We have this same issue at my company
          right now, after dealing with tech support
          ends up that in 7.0 at least the db persistence
          is single threaded and there's no way to
          change it. We are currently trying to
          cluster and use distributed destinations
          to scale, you might want to try that too.
          Although in all honesty, in our initial tests,
          we've been having timeouts during the global
          tx commits... Hope this helps. 
Up to SP3 the easiest way to scale the JBDC backed store is to setup multiple JMS Servers.

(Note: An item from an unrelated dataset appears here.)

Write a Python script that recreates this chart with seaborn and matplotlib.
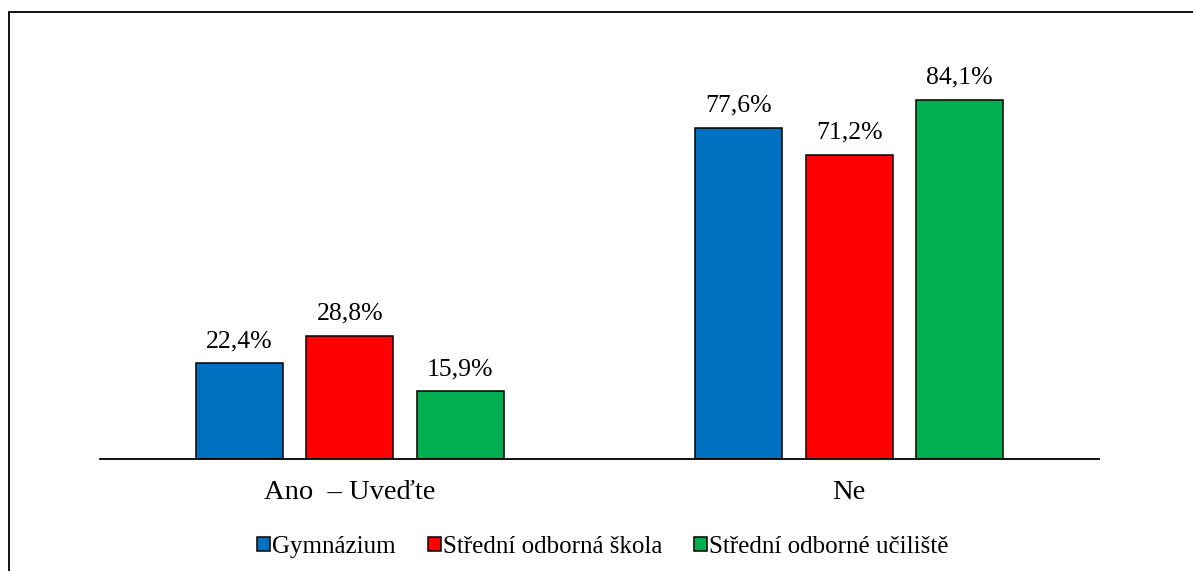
import numpy as np
import pandas as pd
import seaborn as sns
import matplotlib.pyplot as plt
from matplotlib.patches import Rectangle

# data
answers = ["Ano  – Uveďte", "Ne"]
schools = ["Gymnázium", "Střední odborná škola", "Střední odborné učiliště"]
gymnazium = [22.4, 77.6]
sos = [28.8, 71.2]
sou = [15.9, 84.1]
colors = ["#0070C0", "#FF0000", "#00B050"]

df = pd.DataFrame({
    "answer": answers * 3,
    "school": np.repeat(schools, 2),
    "value": gymnazium + sos + sou,
})

sns.set_theme(style="white")
plt.rcParams['font.family'] = ['Liberation Serif', 'DejaVu Serif']
plt.rcParams['text.color'] = 'black'
plt.rcParams['xtick.color'] = 'black'

W, H = 1193, 571
fig = plt.figure(figsize=(W / 100, H / 100), dpi=100)
ax = fig.add_axes([100 / W, 1 - 459 / H, 999 / W, 427 / H])

sns.barplot(data=df, x="answer", y="value", hue="school", order=answers,
            hue_order=schools, palette=colors, width=0.663, gap=0.21,
            edgecolor="black", linewidth=1.1, saturation=1, ax=ax, legend=False)

for cont in ax.containers:
    ax.bar_label(cont, labels=[f"{b.get_height():.1f}".replace(".", ",") + "%" for b in cont],
                 padding=8, fontsize=18.5, color="black")

ax.set_xlim(-0.5, 1.5)
ax.set_ylim(0, 100)
ax.set_xlabel("")
ax.set_ylabel("")
ax.set_yticks([])
ax.tick_params(axis="x", length=0, pad=15, labelsize=20.5, labelcolor="black")
for s in ["top", "left", "right"]:
    ax.spines[s].set_visible(False)
ax.spines["bottom"].set_color("black")
ax.spines["bottom"].set_linewidth(1.3)

# legend with small square markers
handles = [Rectangle((0, 0), 1, 1, facecolor=c, edgecolor="black", linewidth=1.1) for c in colors]
fig.legend(handles, schools, loc="center", bbox_to_anchor=(603 / W, 1 - 547 / H), ncol=3,
           frameon=False, fontsize=18, handlelength=0.5, handleheight=0.5,
           handletextpad=0.08, columnspacing=1.3, borderpad=0, labelcolor="black")

# chart border (cropped at right and bottom)
fig.patches.append(Rectangle((9 / W, -0.1), 1.2, 1.1 - 12 / H, transform=fig.transFigure,
                             fill=False, edgecolor="black", linewidth=1.3))

fig.savefig("out.png", dpi=100)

Sp4 should give a much better performance with JDBC store OOTB.
          
          -Kai 
Below is a snip from WLS JMS Documentation
          
          All things being equal, file stores generally offer better throughput than a JDBC store.
          Note: If a database is running on high-end hardware with very fast disks, and WebLogic Server is running on slower hardware or with slower disks, then you may get better performance from the JDBC store 
Below is a snip from WLS JMS Documentation          >
          > All things being equal, file stores generally offer
          > better throughput than a JDBC store.
          > Note: If a database is running on high-end hardware
          > with very fast disks, and WebLogic Server is running
          > on slower hardware or with slower disks, then you may
          > get better performance from the JDBC store
          
          
          This documentation is out of date with respect to 8.1SP4, as there are significant performance enhancements in the SP4 JDBC. These enhancements introduce the possibility that the 8.1SP4 JDBC store may scale better than the file store. Since there are many variables involved, a definitive answer for a particular application requires a custom benchmark that closely models the application's JMS load.